= Daniel Kroening =

German computer scientist

Daniel Kroening (born 6 November 1975) is a German computer scientist, Professor in computer science at the University of Oxford, and Chief Science Officer at the company he co-founded, Diffblue Ltd. He is a fellow of Magdalen College.

==Early life==
Kroening was born in Mainz, Rhineland-Palatinate, Germany. He attended Marie-Therese-Gymnasium, Erlangen, Bavaria from 1986 to 1990 and Rotenbühl Gymnasium, Saarbrücken, Saarland from 1990 to 1995. Kroening's early work in those highschool years includes implementations of data transfer protocols and a bulletin board system (BBS) software package with Internet access management for small ISPs, which he released under free/open source licenses. In 1992, Kroening joined Handshake e.V., a local non-profit ISP. From 1993, he hosted and operated Handshake's main BBS system and by the end of 1994, it was running his software. Since 1996, he was also involved in Handshake's executive management. After high school, Kroening completed his compulsory community service.

==Career==
In winter term 1996, Kroening started studying computer science and economics at Saarland University. He received his diploma and doctoral degrees in 1999 and 2001. He was one of the fastest students in the history of the faculty, taking just four and a half years from first year student to doctorate.

After receiving his doctorate, Kroening worked at Carnegie Mellon University as a postdoc before joining ETH Zürich as assistant professor. He finally settled at Oxford University.

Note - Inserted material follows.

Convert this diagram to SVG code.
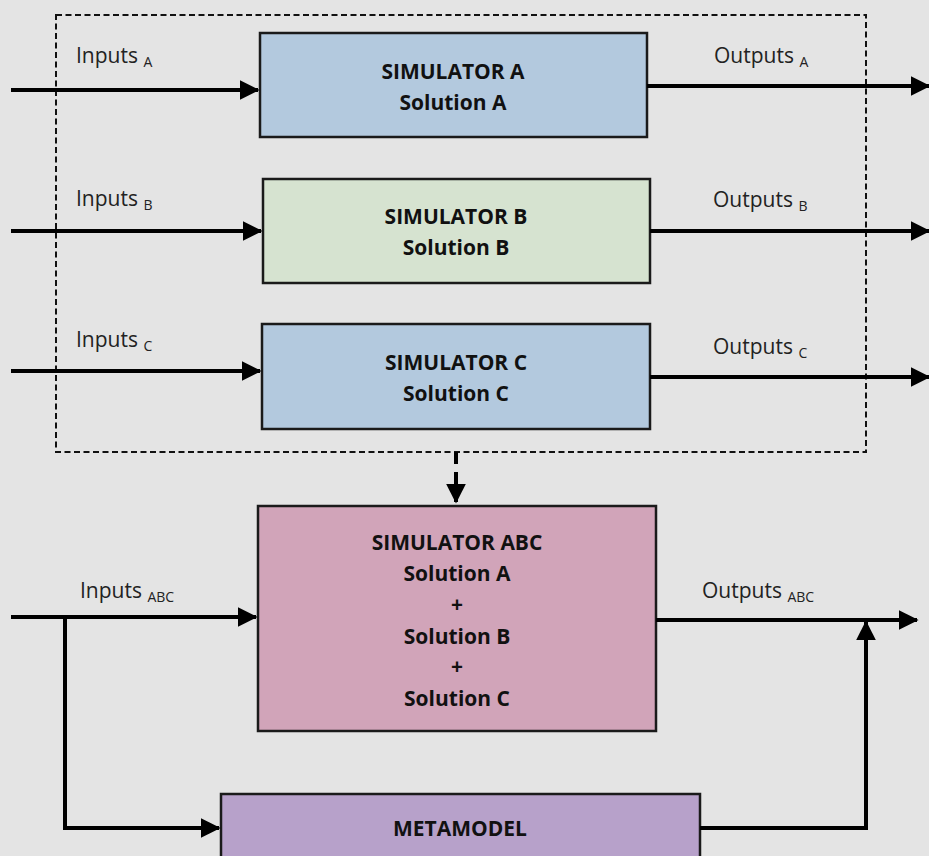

Kroening's research has its focus on program and hardware analysis.

He published textbooks on decision procedures and hardware design.

Kroening's professional activities include being a committee member of the leading program analysis conference CAV.

In his area of expertise, Kroening served as a consultant for companies like Intel, IBM and Fujitsu. In 2016 he co-founded Diffblue Ltd a developer tools company using artificial intelligence to write code. He is currently the Chief Science Officer of Diffblue.

==Selected publications==
- Hasanbeig, M., Jeppu, N.Y., Abate, A., Melham, T. and Kroening, D., "Deepsynth: Automata Synthesis for Automatic Task Segmentation in Deep Reinforcement Learning". AAAI 2020, Vol. 35, No. 9, pages 7647-7656.
- Vijay D’Silva, Leopold Haller, Daniel Kroening: Abstract conflict driven learning. POPL 2013: 143-154.
- A Survey of Automated Techniques for Formal Software Verification, D’Silva, Vijay, Kroening, Daniel and Weissenbacher, Georg, IEEE Transactions on Computer-Aided Design of Integrated Circuits and Systems (TCAD), Vol. 27, No. 7, pages 1165–1178. July 2008.
- Decision Procedures — an Algorithmic Point of View, Kroening, Daniel, Strichman, Ofer, Springer. 2008.
- Verification of Boolean Programs with Unbounded Thread Creation, Cook, Byron, Kroening, Daniel and Sharygina, Natasha, Theoretical Computer Science (TCS), Vol. 388, pages 227—242. 2007.